Most black metal fans have probably never heard of Oakhelm, but that’s no excuse to pass up one of the most impressive debuts of 2007. This folk black metal band from Oregon is a perfect example of the incredible black metal movement in the Northwest underground, and fans of black metal should almost certainly considering picking up a copy of this album if they can find it. Betwixt and Between is brutal throughout, and it features some extremely impressive instrumentals. They may not have the church-burning intensity of many Norwegian black metal bands, but their combination of black and folk creates one of the most effective and unique sounds that has come from that combination. If you’re a fan of black metal, do yourself a favor and give Oakhelm a listen.

Xecutioner’s Return

Fans of Obituary will almost certainly like Xecutioner’s Return. Non-fans of the band almost certainly won’t. Xecutioner’s Return is not accessible, not unique, and has absolutely not appeal outside of death metal. That being said, this is probably one of the best death metal albums of 2007. Obituary knows how to play death metal better than maybe any other band that is still recording. They also know how to please their fans. Xecutioner’s Return contains some exceptionally high quality death metal, as well as everything an Obituary fan could want from a modern Obituary album. Obituary has no desire to please anyone that isn’t already a fan, and that’s the way fans want it. If you’re an Obituary fan, this is your album.

Pig Destroyer
Phantom Limb

Phantom Limb is the only grindcore album on this list, but to say simply say it’s the best grindcore album of 2007 would be undermining its quality. Phantom Limb is one of the best albums of the year, grindcore or not, and any fan of heavy metal can enjoy it. Modern grindcore is unfortunately full of formulaic trends, and it’s becoming harder and harder to find an exceptional album. Phantom Limb is without a doubt an exceptional album, and all fans of extreme metal should give it a chance. Pig Destroyer avoids all of the generic traps that have plagued their peers, and fans of grindcore should be thankful for that. It’s only flaw is its short length, but if you’re a metal fan that prefers quality over quantity, Phantom Limb is for you.

Beyond the Permafrost

Although it might be a stretch to call Skeletonwitch an extreme metal band, Beyond the Permafrost is not an album for anyone expecting an old-school thrash release. This is modern sounding brutal thrash metal, and it sounds as good as that style can possibly sound. Skeletonwitch mixes impressive thrash metal instrumentals with some fairly unpolished black metal vocals. The lack of polish in the vocals is certainly a flaw that can and should be improved upon over time, but the amount of energy found in such a heavy package is a rarity that separates Skeletonwitch from most other young metal bands.
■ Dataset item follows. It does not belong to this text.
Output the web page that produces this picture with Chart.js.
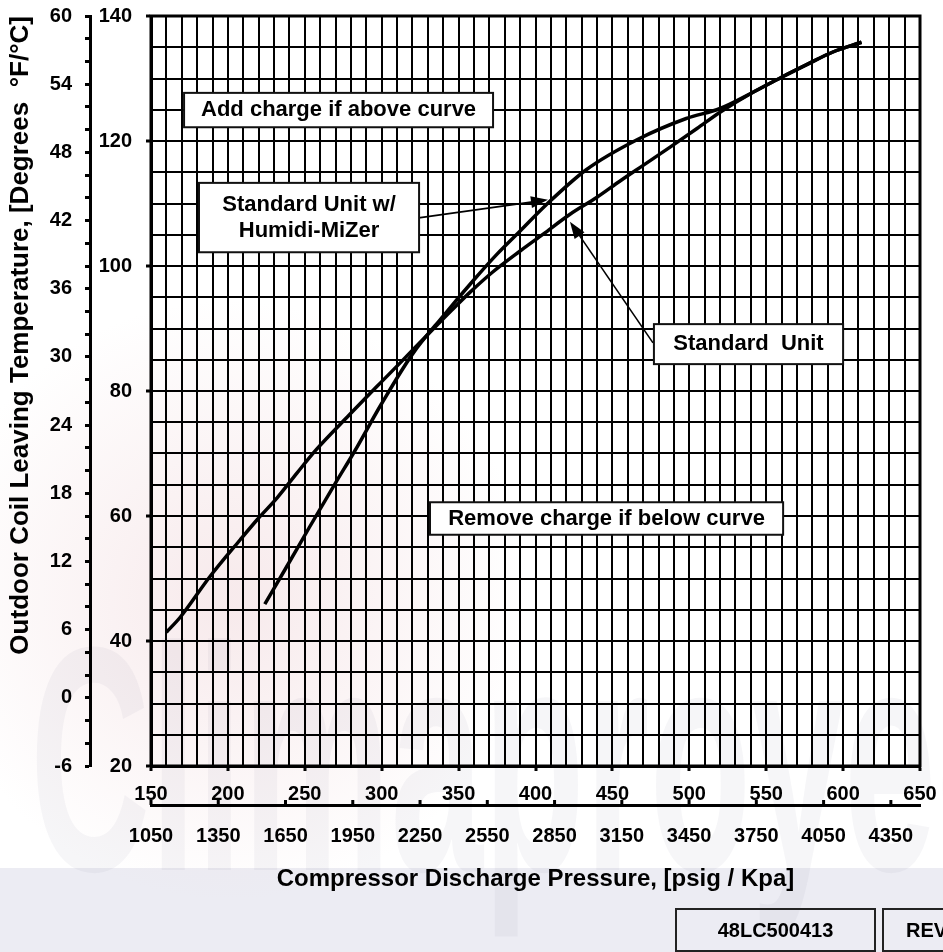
<!DOCTYPE html>
<html>
<head>
<meta charset="utf-8">
<script src="https://cdn.jsdelivr.net/npm/chart.js@4.4.0/dist/chart.umd.min.js"></script>
<style>
  html, body { margin: 0; padding: 0; background: #fff; }
  #wrap { width: 943px; height: 952px; }
</style>
</head>
<body>
<div id="wrap"><canvas id="canvas" width="943" height="952"></canvas></div>
<script>
// Standard Unit
var stdPsig = [160, 169, 188, 208, 219, 232, 245, 257, 279, 290, 300, 312, 333, 345, 357, 372, 390, 405, 422, 440, 455, 470, 488, 505, 520, 540, 560, 577, 593, 612];
var stdTemp = [41.4, 43.8, 50.2, 56.2, 59.4, 62.9, 66.9, 70.5, 76.2, 79.0, 81.5, 84.5, 89.8, 92.8, 95.7, 99.0, 102.4, 105.1, 108.2, 111.0, 113.6, 116.1, 119.1, 122.0, 124.6, 127.6, 130.2, 132.3, 134.2, 135.8];

// Standard Unit w/ Humidi-MiZer
var hmzPsig = [224, 238, 253, 270, 282, 300, 320, 340, 360, 375, 390, 407, 433, 466, 498, 520, 540, 560, 577, 593, 612];
var hmzTemp = [45.9, 51.8, 58.2, 65.3, 70.2, 78.0, 85.9, 92.0, 97.8, 101.9, 105.6, 109.8, 115.4, 120.2, 123.6, 125.2, 127.6, 130.2, 132.3, 134.2, 135.8];

// tick labels
var psigLabels = [150, 200, 250, 300, 350, 400, 450, 500, 550, 600, 650];
var kpaLabels = [1050, 1350, 1650, 1950, 2250, 2550, 2850, 3150, 3450, 3750, 4050, 4350];
var fLabels = [20, 40, 60, 80, 100, 120, 140];
var cLabels = [-6, 0, 6, 12, 18, 24, 30, 36, 42, 48, 54, 60];

var notes = [
  { text: ['Add charge if above curve'], box: [171.5, 372.4, 122.2, 127.7] },
  { text: ['Standard Unit w/', 'Humidi-MiZer'], box: [181.2, 324.3, 102.2, 113.3] },
  { text: ['Standard  Unit'], box: [477, 600, 84.3, 90.7] },
  { text: ['Remove charge if below curve'], box: [331.4, 561, 57, 62.2] }
];
var arrows = [
  { from: [324, 107.7], to: [408.1, 110.6] },
  { from: [476.4, 87.7], to: [422.4, 107.1] }
];

var FONT = "'Liberation Sans', Arial, sans-serif";
Chart.defaults.font.family = FONT;
Chart.defaults.color = '#000';

function pts(xs, ys) {
  return xs.map(function (x, i) { return { x: x, y: ys[i] }; });
}
function noPadV(s) { s.paddingTop = 0; s.paddingBottom = 0; }
function noPadH(s) { s.paddingLeft = 0; s.paddingRight = 0; }

var backdrop = {
  id: 'backdrop',
  beforeDraw: function (chart) {
    var ctx = chart.ctx;
    ctx.save();
    ctx.fillStyle = '#fff';
    ctx.fillRect(0, 0, chart.width, chart.height);
    // faint watermark
    ctx.fillStyle = 'rgba(236,236,243,1)';
    ctx.fillRect(0, 868, chart.width, chart.height - 868);
    var g = ctx.createRadialGradient(230, 600, 20, 230, 600, 300);
    g.addColorStop(0, 'rgba(240,215,218,0.5)');
    g.addColorStop(1, 'rgba(240,215,218,0)');
    ctx.fillStyle = g;
    ctx.fillRect(0, 300, 600, 652);
    ctx.translate(30, 870);
    ctx.scale(0.52, 1);
    ctx.font = 'bold 320px ' + FONT;
    ctx.fillStyle = 'rgba(110,110,135,0.06)';
    ctx.fillText('Climaproyect', 0, 0);
    ctx.restore();
  }
};

var extras = {
  id: 'extras',
  afterDatasetsDraw: function (chart) {
    var ctx = chart.ctx, a = chart.chartArea;
    var sx = chart.scales.x, sy = chart.scales.y;
    ctx.save();
    // frame
    ctx.strokeStyle = '#000';
    ctx.lineWidth = 3;
    ctx.strokeRect(a.left, a.top, a.right - a.left, a.bottom - a.top);

    // arrows
    arrows.forEach(function (ar) {
      var x0 = sx.getPixelForValue(ar.from[0]), y0 = sy.getPixelForValue(ar.from[1]);
      var x1 = sx.getPixelForValue(ar.to[0]), y1 = sy.getPixelForValue(ar.to[1]);
      var ang = Math.atan2(y1 - y0, x1 - x0);
      ctx.lineWidth = 1.6;
      ctx.beginPath();
      ctx.moveTo(x0, y0);
      ctx.lineTo(x1 - 10 * Math.cos(ang), y1 - 10 * Math.sin(ang));
      ctx.stroke();
      ctx.beginPath();
      ctx.moveTo(x1, y1);
      ctx.lineTo(x1 - 17 * Math.cos(ang) + 6 * Math.sin(ang), y1 - 17 * Math.sin(ang) - 6 * Math.cos(ang));
      ctx.lineTo(x1 - 17 * Math.cos(ang) - 6 * Math.sin(ang), y1 - 17 * Math.sin(ang) + 6 * Math.cos(ang));
      ctx.closePath();
      ctx.fillStyle = '#000';
      ctx.fill();
    });

    // note boxes
    ctx.font = 'bold 22px ' + FONT;
    ctx.textAlign = 'center';
    ctx.textBaseline = 'middle';
    notes.forEach(function (n) {
      var l = sx.getPixelForValue(n.box[0]), r = sx.getPixelForValue(n.box[1]);
      var b = sy.getPixelForValue(n.box[2]), t = sy.getPixelForValue(n.box[3]);
      ctx.fillStyle = '#fff';
      ctx.fillRect(l, t, r - l, b - t);
      ctx.lineWidth = 2;
      ctx.strokeStyle = '#111';
      ctx.strokeRect(l, t, r - l, b - t);
      ctx.fillStyle = '#000';
      var cy = (t + b) / 2, cx = (l + r) / 2;
      n.text.forEach(function (s, i) {
        ctx.fillText(s, cx, cy + (i - (n.text.length - 1) / 2) * 26);
      });
    });
    ctx.restore();
  },
  afterDraw: function (chart) {
    var ctx = chart.ctx, k = chart.scales.x2;
    ctx.save();
    // kPa ticks point upward from their axis line
    ctx.strokeStyle = '#000';
    ctx.lineWidth = 3;
    kpaLabels.forEach(function (v) {
      var px = k.getPixelForValue(v);
      ctx.beginPath();
      ctx.moveTo(px, k.top);
      ctx.lineTo(px, k.top - 5);
      ctx.stroke();
    });
    // drawing number boxes
    ctx.lineWidth = 2;
    ctx.strokeStyle = '#222';
    ctx.strokeRect(676, 909, 199, 42);
    ctx.strokeRect(883, 909, 80, 42);
    ctx.fillStyle = '#000';
    ctx.font = 'bold 20px ' + FONT;
    ctx.textBaseline = 'middle';
    ctx.textAlign = 'center';
    ctx.fillText('48LC500413', 775.5, 931);
    ctx.textAlign = 'left';
    ctx.fillText('REV', 906, 931);
    ctx.restore();
  }
};

var tickFont = { size: 20, weight: 'bold' };

var config = {
  type: 'line',
  data: {
    datasets: [{
      label: 'Standard Unit',
      data: pts(stdPsig, stdTemp),
      borderColor: '#000',
      borderWidth: 3.5,
      pointRadius: 0,
      fill: false,
      cubicInterpolationMode: 'monotone'
    }, {
      label: 'Standard Unit w/ Humidi-MiZer',
      data: pts(hmzPsig, hmzTemp),
      borderColor: '#000',
      borderWidth: 3.5,
      pointRadius: 0,
      fill: false,
      cubicInterpolationMode: 'monotone'
    }]
  },
  options: {
    responsive: false,
    animation: false,
    layout: { padding: { top: 16, right: 23, bottom: 52, left: 0 } },
    plugins: { legend: { display: false }, tooltip: { enabled: false } },
    scales: {
      x: {
        type: 'linear', position: 'bottom', weight: 0,
        min: 150, max: 650,
        afterFit: function (s) { s.height = 39; noPadH(s); },
        ticks: {
          stepSize: 10, autoSkip: false, maxRotation: 0, padding: 11, font: tickFont,
          callback: function (v) { return psigLabels.indexOf(v) >= 0 ? String(v) : ''; }
        },
        grid: {
          color: '#000', lineWidth: 2, tickLength: 5, tickWidth: 3,
          tickColor: function (c) { return c.tick && psigLabels.indexOf(c.tick.value) >= 0 ? '#000' : 'rgba(0,0,0,0)'; }
        },
        border: { color: '#000', width: 3 }
      },
      x2: {
        type: 'linear', position: 'bottom', weight: 1,
        min: 1050, max: 4480,
        afterFit: function (s) { s.height = 95; noPadH(s); },
        afterBuildTicks: function (s) { s.ticks = kpaLabels.map(function (v) { return { value: v }; }); },
        ticks: {
          autoSkip: false, maxRotation: 0, padding: 19, font: tickFont,
          callback: function (v) { return String(v); }
        },
        grid: { drawOnChartArea: false, drawTicks: false, color: 'rgba(0,0,0,0)' },
        border: { color: '#000', width: 3 },
        title: {
          display: true, text: 'Compressor Discharge Pressure, [psig / Kpa]',
          font: { size: 24, weight: 'bold' }, padding: { top: 0, bottom: 6 }
        }
      },
      y: {
        type: 'linear', position: 'left', weight: 0,
        min: 20, max: 140,
        afterFit: function (s) { s.width = 61; noPadV(s); },
        ticks: {
          stepSize: 5, autoSkip: false, padding: 14, font: tickFont,
          callback: function (v) { return fLabels.indexOf(v) >= 0 ? String(v) : ''; }
        },
        grid: {
          color: '#000', lineWidth: 2, tickLength: 5, tickWidth: 3,
          tickColor: function (c) { return c.tick && fLabels.indexOf(c.tick.value) >= 0 ? '#000' : 'rgba(0,0,0,0)'; }
        },
        border: { color: '#000', width: 3 }
      },
      yc: {
        type: 'linear', position: 'left', weight: 1,
        min: -6, max: 60,
        afterFit: function (s) { s.width = 90; noPadV(s); },
        ticks: {
          stepSize: 2, autoSkip: false, padding: 13, font: tickFont,
          callback: function (v) { return cLabels.indexOf(v) >= 0 ? String(v) : ''; }
        },
        grid: { drawOnChartArea: false, color: '#000', tickLength: 5, tickWidth: 3 },
        border: { color: '#000', width: 3 },
        title: {
          display: true, text: 'Outdoor Coil Leaving Temperature, [Degrees  \u00B0F/\u00B0C]',
          align: 'end', font: { size: 26, weight: 'bold' }, padding: { top: 5, bottom: 0 }
        }
      }
    }
  },
  plugins: [backdrop, extras]
};

window.onload = function () {
  window.myChart = new Chart(document.getElementById('canvas'), config);
};
</script>
</body>
</html>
This is thrash metal that sounds relevant and modern in today’s world of excessively heavy metal music, and it’s an album that fans of heavier thrash and black metal will almost certainly enjoy.

Wolves in the Throne Room
Two Hunters

Although it only has four songs, Two Hunters is one of the most complete and epic albums of the year. On top of that, Wolves of the Throne Room have improved their already unique sound, and have created something truly spectacular in the process. “Unique” and “epic” are not qualities that are often associated with modern black metal, particularly from the United States, but Wolves in the Throne Room are not your usual black metal band. Just like Oakhlem, they come from the Northwest underground, and the story behind this album’s creation is fascinating. There are very little digital effects, and some may complain about the intentionally poor recording quality, but the incredible atmospheric sound of the band is something every metal fan should experience. Two Hunters is almost certainly the best black metal album of the year, and Wolves in the Throne Room have emerged as one of the best bands in the genre today.